**WORK TO COMPLETE**: Take the material below and extract the lines from the one with "Convert this diagram to TikZ code." through the one with "(0,0) rectangle (167,946);", word for word, without pictures.

Rows from a dataset of charts and code:
++++++

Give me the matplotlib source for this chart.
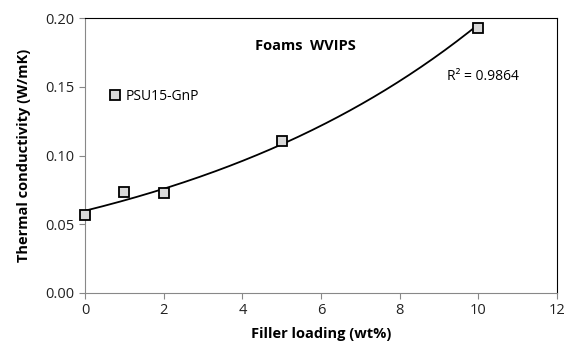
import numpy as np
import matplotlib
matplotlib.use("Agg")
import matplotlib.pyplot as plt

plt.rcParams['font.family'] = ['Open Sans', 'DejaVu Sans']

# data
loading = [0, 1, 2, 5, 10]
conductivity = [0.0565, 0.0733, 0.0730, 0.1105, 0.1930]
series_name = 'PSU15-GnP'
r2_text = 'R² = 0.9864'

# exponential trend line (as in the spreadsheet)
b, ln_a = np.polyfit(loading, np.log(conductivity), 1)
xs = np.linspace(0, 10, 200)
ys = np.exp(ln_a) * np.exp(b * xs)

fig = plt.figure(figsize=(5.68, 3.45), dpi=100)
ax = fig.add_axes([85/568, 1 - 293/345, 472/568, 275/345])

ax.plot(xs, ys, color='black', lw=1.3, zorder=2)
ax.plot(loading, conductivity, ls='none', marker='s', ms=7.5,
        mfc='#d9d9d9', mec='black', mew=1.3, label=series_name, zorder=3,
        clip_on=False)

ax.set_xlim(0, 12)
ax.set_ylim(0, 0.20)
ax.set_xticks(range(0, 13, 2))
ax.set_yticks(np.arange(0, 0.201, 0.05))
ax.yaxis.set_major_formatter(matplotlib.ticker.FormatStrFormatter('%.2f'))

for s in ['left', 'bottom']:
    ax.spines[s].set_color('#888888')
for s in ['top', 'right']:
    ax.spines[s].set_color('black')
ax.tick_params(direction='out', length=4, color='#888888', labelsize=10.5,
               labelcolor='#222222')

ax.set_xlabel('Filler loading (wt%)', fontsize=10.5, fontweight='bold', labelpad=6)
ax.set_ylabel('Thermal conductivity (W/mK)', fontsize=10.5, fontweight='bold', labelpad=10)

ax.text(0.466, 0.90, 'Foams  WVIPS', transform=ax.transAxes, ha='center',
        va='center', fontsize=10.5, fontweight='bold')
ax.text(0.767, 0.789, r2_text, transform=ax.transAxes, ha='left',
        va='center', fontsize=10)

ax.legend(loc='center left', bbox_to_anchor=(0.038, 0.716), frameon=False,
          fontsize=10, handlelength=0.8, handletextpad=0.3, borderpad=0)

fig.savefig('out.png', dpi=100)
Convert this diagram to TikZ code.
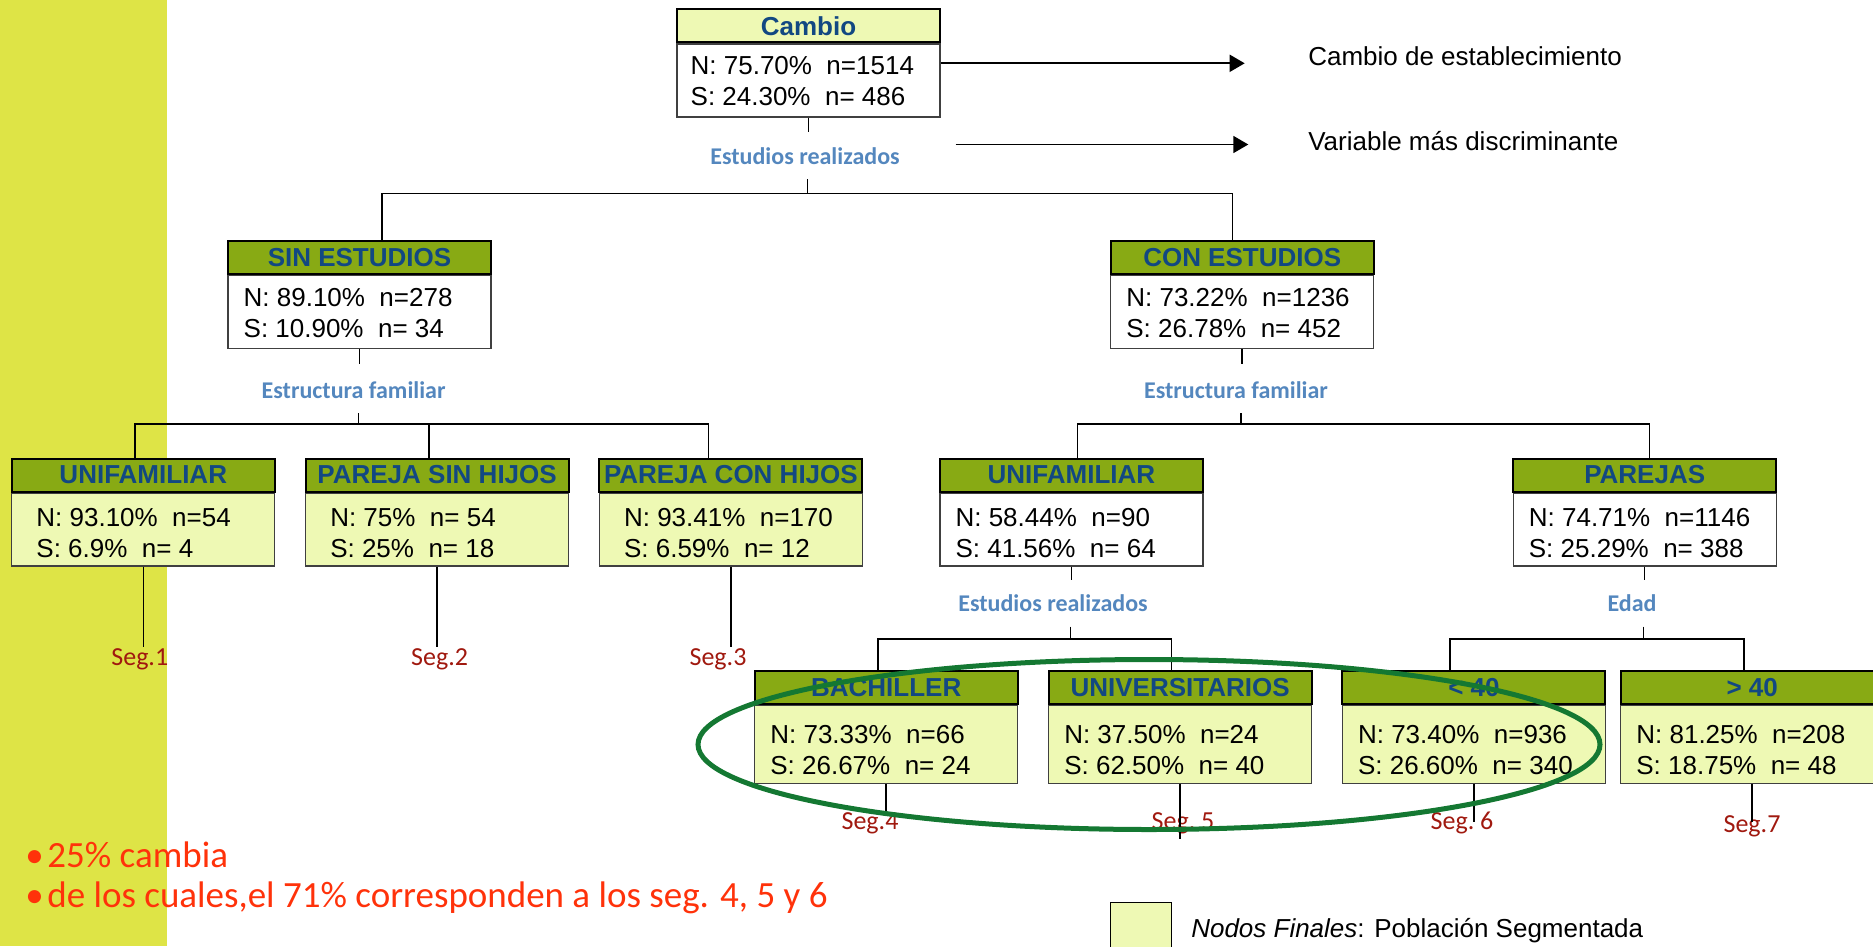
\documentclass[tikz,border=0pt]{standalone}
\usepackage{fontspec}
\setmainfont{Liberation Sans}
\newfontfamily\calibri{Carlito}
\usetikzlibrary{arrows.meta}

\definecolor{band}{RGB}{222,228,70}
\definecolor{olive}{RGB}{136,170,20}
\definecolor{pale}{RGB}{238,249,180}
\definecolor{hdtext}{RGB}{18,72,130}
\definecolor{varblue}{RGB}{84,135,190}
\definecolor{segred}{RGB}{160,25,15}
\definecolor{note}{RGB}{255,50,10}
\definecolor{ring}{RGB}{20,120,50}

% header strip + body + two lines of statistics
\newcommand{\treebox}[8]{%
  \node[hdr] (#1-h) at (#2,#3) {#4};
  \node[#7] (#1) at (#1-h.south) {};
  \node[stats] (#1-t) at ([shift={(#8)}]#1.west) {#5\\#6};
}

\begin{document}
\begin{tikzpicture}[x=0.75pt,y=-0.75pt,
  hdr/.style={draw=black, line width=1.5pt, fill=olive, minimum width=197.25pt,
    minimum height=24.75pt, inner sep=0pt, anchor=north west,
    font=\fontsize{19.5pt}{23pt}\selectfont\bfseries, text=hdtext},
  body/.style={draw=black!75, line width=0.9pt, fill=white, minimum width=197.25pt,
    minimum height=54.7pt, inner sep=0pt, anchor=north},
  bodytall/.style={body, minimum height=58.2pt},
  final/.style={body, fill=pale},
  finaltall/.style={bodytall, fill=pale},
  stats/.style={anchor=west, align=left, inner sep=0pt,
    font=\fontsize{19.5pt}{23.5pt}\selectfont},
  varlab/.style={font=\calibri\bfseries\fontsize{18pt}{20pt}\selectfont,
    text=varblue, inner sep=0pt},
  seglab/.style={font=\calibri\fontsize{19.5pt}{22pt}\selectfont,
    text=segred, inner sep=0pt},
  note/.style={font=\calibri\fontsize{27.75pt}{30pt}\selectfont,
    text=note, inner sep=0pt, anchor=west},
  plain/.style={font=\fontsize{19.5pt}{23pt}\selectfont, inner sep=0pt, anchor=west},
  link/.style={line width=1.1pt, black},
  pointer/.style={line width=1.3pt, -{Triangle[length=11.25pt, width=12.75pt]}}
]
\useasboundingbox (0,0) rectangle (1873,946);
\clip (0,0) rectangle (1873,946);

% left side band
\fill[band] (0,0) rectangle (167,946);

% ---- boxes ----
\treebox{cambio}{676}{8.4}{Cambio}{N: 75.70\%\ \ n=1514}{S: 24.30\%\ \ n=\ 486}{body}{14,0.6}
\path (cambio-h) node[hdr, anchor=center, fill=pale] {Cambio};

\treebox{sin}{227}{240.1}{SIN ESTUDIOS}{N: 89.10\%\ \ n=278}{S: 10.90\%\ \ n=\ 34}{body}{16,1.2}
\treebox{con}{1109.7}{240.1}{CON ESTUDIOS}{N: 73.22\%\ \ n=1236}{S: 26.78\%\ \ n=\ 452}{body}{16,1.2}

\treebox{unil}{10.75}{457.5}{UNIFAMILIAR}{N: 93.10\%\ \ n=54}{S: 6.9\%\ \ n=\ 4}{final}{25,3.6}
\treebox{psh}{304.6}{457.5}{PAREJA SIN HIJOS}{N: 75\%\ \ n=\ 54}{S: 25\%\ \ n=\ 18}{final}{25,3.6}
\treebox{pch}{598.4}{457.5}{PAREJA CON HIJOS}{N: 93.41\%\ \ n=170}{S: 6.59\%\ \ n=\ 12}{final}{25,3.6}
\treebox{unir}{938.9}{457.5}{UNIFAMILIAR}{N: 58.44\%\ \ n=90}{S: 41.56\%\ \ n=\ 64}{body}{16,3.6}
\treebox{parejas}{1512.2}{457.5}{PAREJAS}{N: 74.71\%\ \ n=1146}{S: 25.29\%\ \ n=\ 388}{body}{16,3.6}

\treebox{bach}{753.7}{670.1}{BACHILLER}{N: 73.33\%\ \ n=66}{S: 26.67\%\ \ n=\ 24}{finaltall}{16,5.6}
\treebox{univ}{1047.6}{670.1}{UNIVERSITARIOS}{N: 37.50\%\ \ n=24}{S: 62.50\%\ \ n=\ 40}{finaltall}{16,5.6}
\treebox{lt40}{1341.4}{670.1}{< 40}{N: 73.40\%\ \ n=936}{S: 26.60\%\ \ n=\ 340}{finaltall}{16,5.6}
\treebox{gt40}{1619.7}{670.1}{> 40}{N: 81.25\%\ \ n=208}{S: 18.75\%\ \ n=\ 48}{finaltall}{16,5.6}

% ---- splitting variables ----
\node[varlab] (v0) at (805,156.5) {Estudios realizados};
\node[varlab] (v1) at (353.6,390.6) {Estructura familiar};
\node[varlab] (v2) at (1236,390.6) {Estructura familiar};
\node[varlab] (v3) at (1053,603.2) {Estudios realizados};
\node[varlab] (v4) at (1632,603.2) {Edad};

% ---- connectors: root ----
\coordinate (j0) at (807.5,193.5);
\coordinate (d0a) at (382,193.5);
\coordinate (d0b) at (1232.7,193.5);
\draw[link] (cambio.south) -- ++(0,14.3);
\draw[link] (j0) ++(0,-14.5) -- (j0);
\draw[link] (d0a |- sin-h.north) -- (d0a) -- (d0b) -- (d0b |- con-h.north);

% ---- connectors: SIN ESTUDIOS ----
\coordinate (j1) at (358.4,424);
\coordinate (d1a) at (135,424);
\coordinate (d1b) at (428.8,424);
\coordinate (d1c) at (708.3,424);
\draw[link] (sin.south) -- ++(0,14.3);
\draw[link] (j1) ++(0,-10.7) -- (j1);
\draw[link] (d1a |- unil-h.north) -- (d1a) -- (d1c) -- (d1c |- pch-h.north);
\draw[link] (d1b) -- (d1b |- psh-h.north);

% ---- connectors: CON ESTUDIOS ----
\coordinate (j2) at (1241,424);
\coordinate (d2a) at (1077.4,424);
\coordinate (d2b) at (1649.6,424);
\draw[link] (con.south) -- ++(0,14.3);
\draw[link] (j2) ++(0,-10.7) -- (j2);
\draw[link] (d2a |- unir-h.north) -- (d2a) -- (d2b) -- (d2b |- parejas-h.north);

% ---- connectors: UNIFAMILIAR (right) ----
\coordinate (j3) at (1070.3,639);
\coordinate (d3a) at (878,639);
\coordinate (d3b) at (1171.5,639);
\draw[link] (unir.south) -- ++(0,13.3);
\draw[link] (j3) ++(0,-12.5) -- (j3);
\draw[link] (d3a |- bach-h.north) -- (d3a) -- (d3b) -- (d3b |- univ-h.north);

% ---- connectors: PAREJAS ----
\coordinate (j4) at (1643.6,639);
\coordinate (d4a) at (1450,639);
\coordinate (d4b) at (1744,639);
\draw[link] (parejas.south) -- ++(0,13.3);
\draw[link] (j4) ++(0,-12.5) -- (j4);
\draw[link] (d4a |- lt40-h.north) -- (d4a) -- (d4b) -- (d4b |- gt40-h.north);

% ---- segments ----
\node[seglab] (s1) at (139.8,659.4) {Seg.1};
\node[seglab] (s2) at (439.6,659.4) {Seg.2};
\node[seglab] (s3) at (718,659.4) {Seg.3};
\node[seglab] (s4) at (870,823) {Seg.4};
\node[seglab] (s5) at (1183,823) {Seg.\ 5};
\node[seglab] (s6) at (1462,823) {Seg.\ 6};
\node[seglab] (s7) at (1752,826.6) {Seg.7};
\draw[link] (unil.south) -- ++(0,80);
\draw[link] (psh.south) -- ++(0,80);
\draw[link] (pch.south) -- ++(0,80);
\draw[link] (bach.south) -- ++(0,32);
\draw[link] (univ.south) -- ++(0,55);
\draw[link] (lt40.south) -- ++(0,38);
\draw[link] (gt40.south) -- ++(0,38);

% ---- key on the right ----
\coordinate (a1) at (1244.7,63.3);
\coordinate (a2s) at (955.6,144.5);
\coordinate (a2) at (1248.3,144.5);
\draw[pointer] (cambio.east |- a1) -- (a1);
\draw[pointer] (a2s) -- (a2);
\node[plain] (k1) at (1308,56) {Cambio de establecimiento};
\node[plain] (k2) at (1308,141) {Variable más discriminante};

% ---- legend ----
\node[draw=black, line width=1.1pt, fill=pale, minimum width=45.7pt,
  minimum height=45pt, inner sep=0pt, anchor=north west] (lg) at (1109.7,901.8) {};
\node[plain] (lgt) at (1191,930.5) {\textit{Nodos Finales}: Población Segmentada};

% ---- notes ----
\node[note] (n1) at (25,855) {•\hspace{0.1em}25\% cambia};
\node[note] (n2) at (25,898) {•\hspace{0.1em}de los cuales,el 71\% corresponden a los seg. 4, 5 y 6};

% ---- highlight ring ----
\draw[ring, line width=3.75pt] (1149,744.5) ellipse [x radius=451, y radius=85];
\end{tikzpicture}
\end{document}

++++++

**ANSWER TO THE PROBLEM**:
Convert this diagram to TikZ code.
\documentclass[tikz,border=0pt]{standalone}
\usepackage{fontspec}
\setmainfont{Liberation Sans}
\newfontfamily\calibri{Carlito}
\usetikzlibrary{arrows.meta}

\definecolor{band}{RGB}{222,228,70}
\definecolor{olive}{RGB}{136,170,20}
\definecolor{pale}{RGB}{238,249,180}
\definecolor{hdtext}{RGB}{18,72,130}
\definecolor{varblue}{RGB}{84,135,190}
\definecolor{segred}{RGB}{160,25,15}
\definecolor{note}{RGB}{255,50,10}
\definecolor{ring}{RGB}{20,120,50}

% header strip + body + two lines of statistics
\newcommand{\treebox}[8]{%
  \node[hdr] (#1-h) at (#2,#3) {#4};
  \node[#7] (#1) at (#1-h.south) {};
  \node[stats] (#1-t) at ([shift={(#8)}]#1.west) {#5\\#6};
}

\begin{document}
\begin{tikzpicture}[x=0.75pt,y=-0.75pt,
  hdr/.style={draw=black, line width=1.5pt, fill=olive, minimum width=197.25pt,
    minimum height=24.75pt, inner sep=0pt, anchor=north west,
    font=\fontsize{19.5pt}{23pt}\selectfont\bfseries, text=hdtext},
  body/.style={draw=black!75, line width=0.9pt, fill=white, minimum width=197.25pt,
    minimum height=54.7pt, inner sep=0pt, anchor=north},
  bodytall/.style={body, minimum height=58.2pt},
  final/.style={body, fill=pale},
  finaltall/.style={bodytall, fill=pale},
  stats/.style={anchor=west, align=left, inner sep=0pt,
    font=\fontsize{19.5pt}{23.5pt}\selectfont},
  varlab/.style={font=\calibri\bfseries\fontsize{18pt}{20pt}\selectfont,
    text=varblue, inner sep=0pt},
  seglab/.style={font=\calibri\fontsize{19.5pt}{22pt}\selectfont,
    text=segred, inner sep=0pt},
  note/.style={font=\calibri\fontsize{27.75pt}{30pt}\selectfont,
    text=note, inner sep=0pt, anchor=west},
  plain/.style={font=\fontsize{19.5pt}{23pt}\selectfont, inner sep=0pt, anchor=west},
  link/.style={line width=1.1pt, black},
  pointer/.style={line width=1.3pt, -{Triangle[length=11.25pt, width=12.75pt]}}
]
\useasboundingbox (0,0) rectangle (1873,946);
\clip (0,0) rectangle (1873,946);

% left side band
\fill[band] (0,0) rectangle (167,946);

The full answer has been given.